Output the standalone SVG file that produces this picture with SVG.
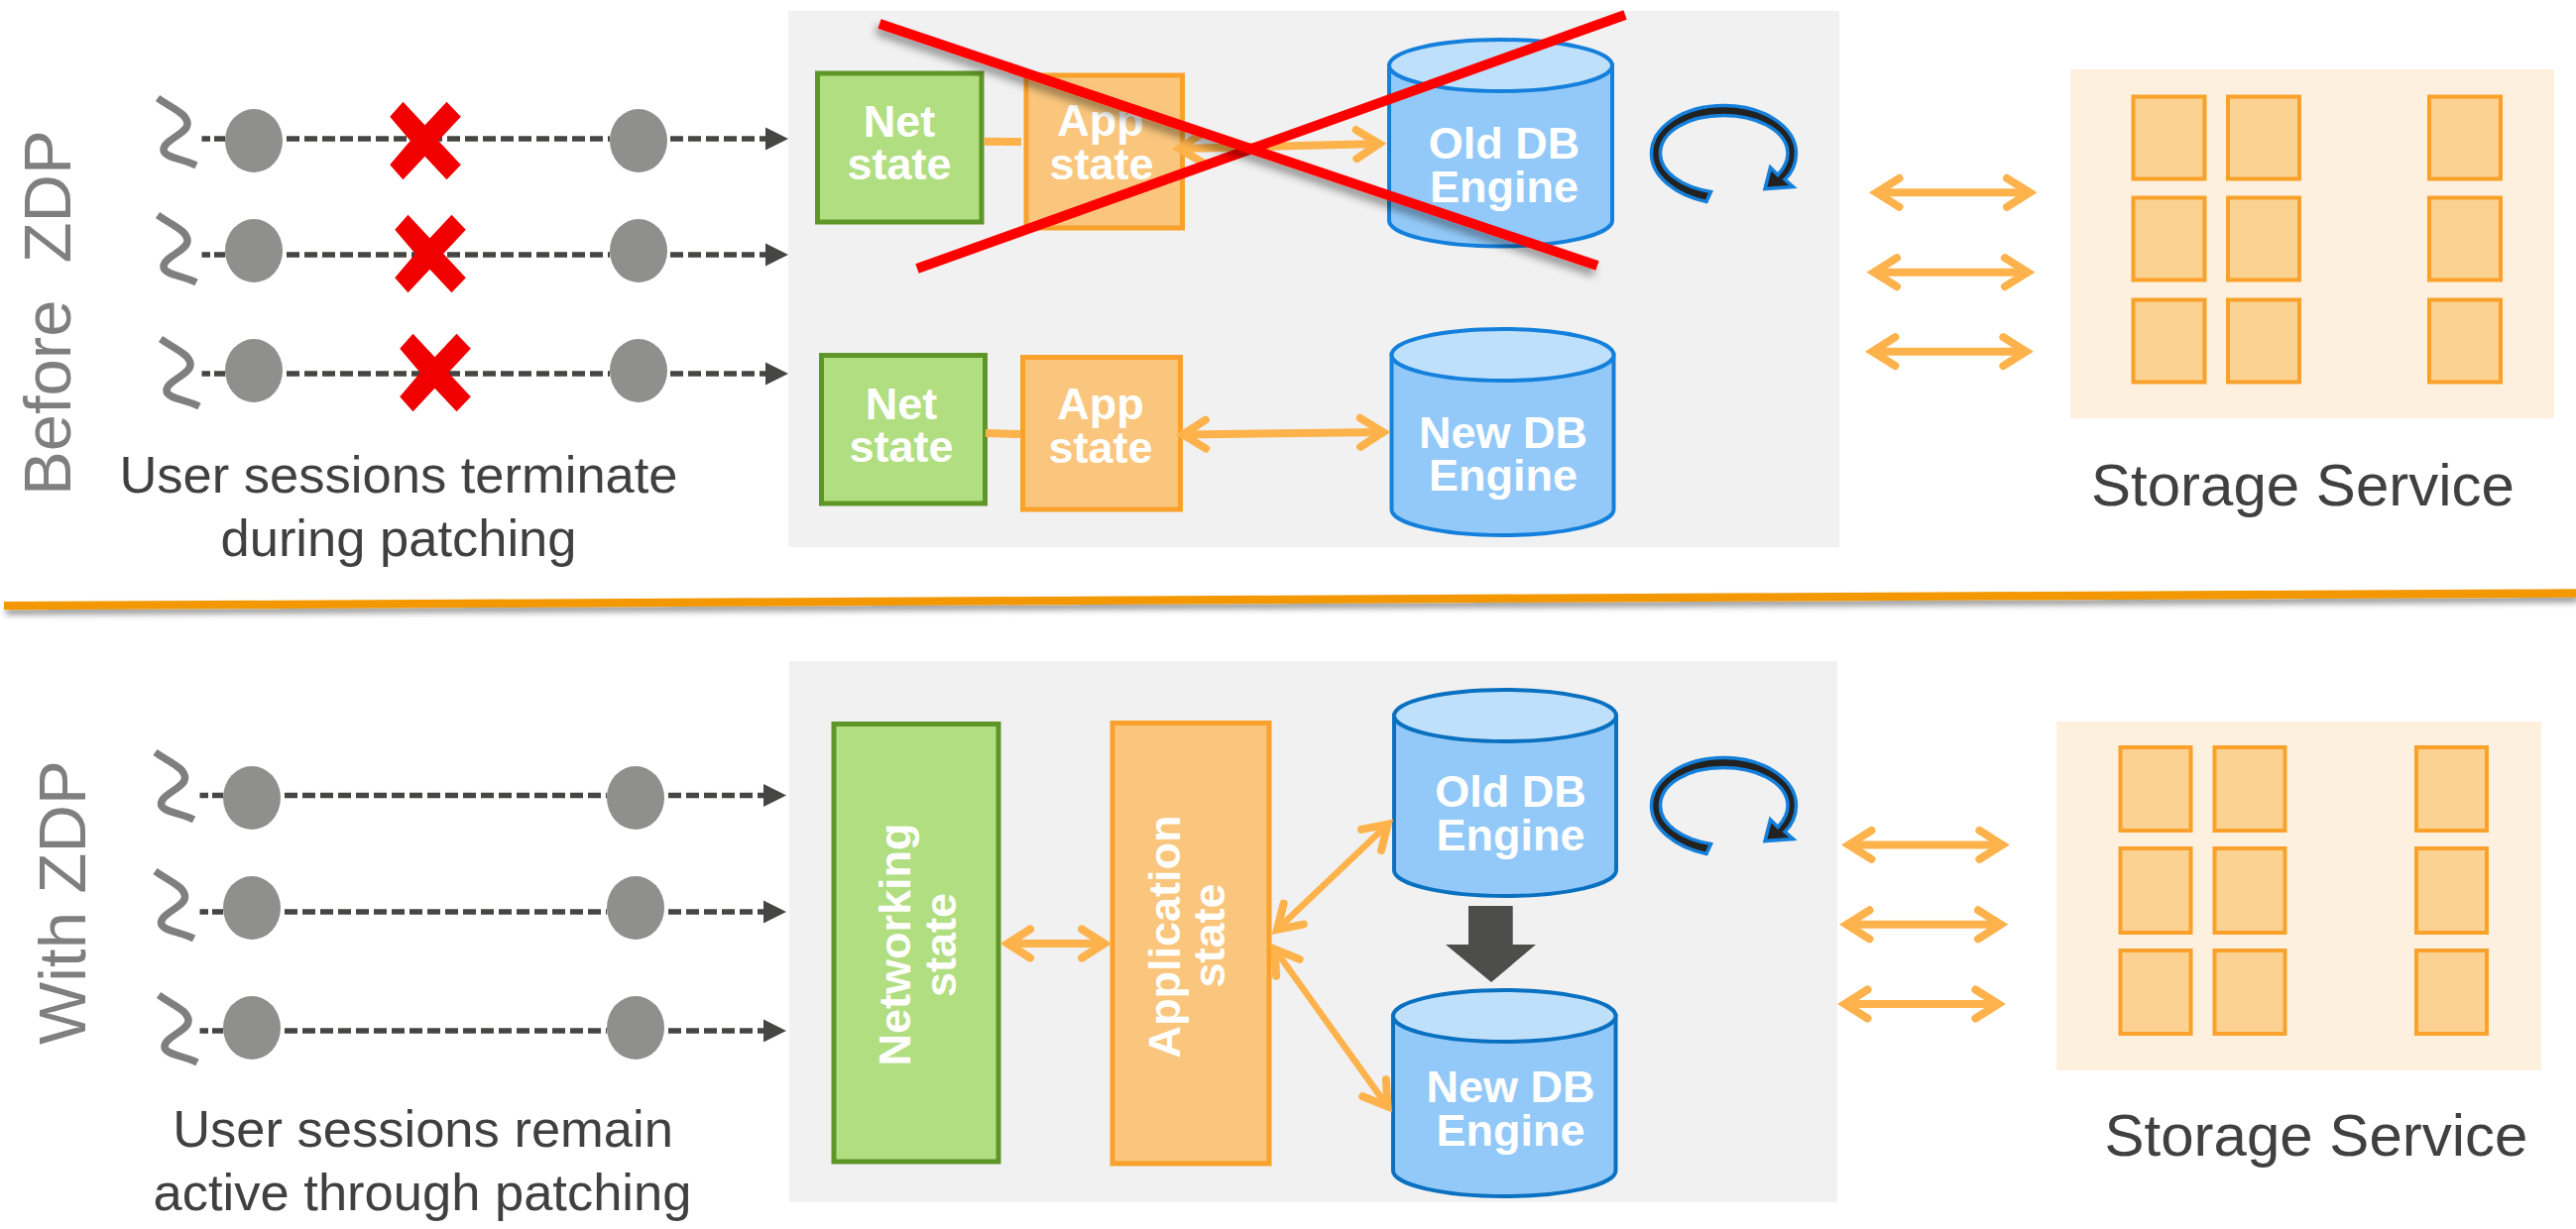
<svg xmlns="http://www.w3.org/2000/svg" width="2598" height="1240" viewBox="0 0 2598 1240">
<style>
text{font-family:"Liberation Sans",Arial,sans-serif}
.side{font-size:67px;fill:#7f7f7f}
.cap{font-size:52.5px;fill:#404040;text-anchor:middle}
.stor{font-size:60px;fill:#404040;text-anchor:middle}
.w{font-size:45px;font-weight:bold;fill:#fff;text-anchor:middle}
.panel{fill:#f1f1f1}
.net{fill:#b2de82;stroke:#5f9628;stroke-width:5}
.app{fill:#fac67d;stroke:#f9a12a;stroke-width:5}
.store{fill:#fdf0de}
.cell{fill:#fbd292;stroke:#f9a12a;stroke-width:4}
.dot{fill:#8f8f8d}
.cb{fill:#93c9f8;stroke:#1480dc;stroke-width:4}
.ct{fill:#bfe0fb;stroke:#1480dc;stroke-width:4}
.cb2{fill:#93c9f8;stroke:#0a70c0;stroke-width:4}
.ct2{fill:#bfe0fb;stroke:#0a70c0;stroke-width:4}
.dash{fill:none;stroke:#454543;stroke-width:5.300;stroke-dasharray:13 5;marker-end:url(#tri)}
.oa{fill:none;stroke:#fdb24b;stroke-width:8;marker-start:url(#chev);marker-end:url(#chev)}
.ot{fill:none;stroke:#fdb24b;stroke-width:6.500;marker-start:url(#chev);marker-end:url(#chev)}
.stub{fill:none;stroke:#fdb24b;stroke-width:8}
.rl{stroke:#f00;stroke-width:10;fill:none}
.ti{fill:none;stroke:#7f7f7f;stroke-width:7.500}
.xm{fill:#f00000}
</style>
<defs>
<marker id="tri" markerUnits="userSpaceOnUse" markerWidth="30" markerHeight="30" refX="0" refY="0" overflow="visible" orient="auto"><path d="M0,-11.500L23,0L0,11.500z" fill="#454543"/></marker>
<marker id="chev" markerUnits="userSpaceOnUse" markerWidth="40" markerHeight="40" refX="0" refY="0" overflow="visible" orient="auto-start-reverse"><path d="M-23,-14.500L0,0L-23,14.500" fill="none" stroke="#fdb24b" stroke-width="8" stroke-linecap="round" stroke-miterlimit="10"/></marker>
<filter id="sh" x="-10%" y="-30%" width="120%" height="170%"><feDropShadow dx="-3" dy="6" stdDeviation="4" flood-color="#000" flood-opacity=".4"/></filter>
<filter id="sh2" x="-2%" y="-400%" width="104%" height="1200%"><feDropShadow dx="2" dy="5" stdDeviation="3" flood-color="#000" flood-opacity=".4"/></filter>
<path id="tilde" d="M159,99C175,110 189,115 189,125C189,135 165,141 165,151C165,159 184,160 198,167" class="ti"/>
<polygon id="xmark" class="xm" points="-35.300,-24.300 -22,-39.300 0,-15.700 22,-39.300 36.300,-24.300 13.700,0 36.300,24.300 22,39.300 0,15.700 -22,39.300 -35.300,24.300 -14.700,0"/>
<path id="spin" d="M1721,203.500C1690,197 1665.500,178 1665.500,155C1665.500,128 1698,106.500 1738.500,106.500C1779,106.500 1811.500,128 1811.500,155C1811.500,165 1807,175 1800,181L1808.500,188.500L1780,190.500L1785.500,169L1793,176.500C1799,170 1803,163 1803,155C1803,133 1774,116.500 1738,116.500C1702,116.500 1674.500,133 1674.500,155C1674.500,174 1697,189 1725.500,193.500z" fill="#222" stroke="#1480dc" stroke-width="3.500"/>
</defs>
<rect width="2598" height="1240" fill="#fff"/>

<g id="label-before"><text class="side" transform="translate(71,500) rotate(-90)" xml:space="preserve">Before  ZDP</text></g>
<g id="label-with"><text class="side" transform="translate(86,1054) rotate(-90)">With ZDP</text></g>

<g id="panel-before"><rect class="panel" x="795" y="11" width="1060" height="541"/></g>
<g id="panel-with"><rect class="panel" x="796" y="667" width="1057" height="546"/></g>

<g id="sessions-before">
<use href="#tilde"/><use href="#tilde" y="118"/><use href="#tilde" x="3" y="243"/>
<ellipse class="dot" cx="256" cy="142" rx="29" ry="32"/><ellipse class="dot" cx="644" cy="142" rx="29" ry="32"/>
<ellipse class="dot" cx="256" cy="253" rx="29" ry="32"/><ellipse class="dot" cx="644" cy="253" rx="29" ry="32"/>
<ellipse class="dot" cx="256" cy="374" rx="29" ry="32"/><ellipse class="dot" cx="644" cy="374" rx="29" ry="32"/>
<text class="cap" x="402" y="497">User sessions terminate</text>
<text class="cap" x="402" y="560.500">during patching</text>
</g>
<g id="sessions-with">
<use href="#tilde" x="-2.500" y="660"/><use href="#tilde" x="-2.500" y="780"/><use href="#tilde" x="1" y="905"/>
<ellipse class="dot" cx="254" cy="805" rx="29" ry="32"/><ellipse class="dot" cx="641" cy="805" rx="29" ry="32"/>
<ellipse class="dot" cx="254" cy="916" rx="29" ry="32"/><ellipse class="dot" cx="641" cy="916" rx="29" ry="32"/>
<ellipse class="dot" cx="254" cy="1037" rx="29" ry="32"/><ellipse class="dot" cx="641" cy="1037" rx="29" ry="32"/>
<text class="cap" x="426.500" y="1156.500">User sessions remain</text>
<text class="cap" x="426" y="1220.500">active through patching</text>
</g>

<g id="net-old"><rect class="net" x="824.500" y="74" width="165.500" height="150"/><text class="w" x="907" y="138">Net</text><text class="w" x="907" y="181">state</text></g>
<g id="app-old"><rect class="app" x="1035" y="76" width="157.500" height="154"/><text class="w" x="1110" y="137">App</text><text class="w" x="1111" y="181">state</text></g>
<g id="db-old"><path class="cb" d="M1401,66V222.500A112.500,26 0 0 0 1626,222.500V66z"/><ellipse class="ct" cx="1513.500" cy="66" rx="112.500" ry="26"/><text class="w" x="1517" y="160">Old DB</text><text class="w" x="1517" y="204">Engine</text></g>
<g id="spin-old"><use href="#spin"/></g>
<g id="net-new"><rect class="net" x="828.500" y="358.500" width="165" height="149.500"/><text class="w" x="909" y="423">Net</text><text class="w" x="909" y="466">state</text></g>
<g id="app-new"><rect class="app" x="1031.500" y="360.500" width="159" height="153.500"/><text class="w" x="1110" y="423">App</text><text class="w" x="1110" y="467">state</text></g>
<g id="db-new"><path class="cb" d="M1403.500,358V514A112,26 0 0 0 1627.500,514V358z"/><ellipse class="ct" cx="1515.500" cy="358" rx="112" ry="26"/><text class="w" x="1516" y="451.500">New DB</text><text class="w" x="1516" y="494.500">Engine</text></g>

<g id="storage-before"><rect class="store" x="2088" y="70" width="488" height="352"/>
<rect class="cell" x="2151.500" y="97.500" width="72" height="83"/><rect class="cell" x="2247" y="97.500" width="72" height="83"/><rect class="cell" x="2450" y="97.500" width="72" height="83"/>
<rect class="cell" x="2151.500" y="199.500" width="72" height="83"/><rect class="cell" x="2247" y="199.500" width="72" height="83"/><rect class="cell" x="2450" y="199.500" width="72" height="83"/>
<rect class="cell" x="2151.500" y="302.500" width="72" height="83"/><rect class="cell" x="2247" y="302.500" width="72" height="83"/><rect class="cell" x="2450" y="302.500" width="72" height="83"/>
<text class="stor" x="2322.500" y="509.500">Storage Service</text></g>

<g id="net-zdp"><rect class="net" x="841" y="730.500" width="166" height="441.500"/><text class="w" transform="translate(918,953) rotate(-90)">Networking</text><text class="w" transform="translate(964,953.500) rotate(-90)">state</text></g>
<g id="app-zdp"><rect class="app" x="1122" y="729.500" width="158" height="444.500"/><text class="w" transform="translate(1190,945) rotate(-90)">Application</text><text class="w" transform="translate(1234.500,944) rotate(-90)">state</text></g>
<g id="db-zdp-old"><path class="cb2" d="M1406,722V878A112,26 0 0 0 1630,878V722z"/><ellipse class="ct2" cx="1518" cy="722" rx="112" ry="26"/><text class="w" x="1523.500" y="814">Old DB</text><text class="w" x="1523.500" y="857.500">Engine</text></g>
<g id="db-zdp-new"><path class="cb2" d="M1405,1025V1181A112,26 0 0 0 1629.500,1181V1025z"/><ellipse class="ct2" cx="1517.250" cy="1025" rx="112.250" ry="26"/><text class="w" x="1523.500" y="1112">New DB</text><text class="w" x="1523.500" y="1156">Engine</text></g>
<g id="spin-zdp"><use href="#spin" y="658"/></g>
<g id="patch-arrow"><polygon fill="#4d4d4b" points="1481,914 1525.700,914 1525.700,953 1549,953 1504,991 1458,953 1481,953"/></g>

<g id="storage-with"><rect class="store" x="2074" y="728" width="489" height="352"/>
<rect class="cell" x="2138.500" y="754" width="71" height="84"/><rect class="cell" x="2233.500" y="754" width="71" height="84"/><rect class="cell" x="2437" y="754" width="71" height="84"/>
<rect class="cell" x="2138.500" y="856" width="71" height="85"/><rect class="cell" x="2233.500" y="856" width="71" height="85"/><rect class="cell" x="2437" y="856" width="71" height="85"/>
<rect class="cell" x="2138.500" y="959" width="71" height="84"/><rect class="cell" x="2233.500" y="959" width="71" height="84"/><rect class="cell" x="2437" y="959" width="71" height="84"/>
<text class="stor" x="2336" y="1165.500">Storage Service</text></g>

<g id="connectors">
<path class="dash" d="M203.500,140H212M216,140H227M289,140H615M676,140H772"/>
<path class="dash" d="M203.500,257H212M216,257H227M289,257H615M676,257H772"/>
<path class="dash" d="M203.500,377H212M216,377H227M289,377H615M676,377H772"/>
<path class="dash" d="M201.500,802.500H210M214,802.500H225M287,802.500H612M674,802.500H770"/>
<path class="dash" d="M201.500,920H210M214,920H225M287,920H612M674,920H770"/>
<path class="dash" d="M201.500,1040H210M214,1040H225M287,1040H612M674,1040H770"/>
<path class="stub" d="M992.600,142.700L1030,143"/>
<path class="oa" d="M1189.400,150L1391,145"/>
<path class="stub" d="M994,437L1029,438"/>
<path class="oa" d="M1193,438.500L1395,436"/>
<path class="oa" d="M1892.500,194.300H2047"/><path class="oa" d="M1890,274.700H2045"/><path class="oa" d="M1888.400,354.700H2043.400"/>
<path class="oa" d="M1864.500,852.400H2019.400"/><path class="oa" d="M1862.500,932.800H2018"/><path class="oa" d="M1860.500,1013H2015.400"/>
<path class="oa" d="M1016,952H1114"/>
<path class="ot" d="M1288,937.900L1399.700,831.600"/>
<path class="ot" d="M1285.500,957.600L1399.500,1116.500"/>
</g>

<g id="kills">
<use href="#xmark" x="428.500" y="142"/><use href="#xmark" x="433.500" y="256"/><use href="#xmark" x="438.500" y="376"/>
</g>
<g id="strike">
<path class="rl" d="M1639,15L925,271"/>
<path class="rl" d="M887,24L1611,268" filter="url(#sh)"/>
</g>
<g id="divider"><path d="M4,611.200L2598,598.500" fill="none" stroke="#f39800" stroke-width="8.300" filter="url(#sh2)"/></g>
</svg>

——————————

(Problem description)
Scan the listing above and identify each line holding the string "with"; copy every such line.

(In response)
Output the standalone SVG file that produces this picture with SVG.
<g id="label-with"><text class="side" transform="translate(86,1054) rotate(-90)">With ZDP</text></g>
<g id="panel-with"><rect class="panel" x="796" y="667" width="1057" height="546"/></g>
<g id="sessions-with">
<g id="storage-with"><rect class="store" x="2074" y="728" width="489" height="352"/>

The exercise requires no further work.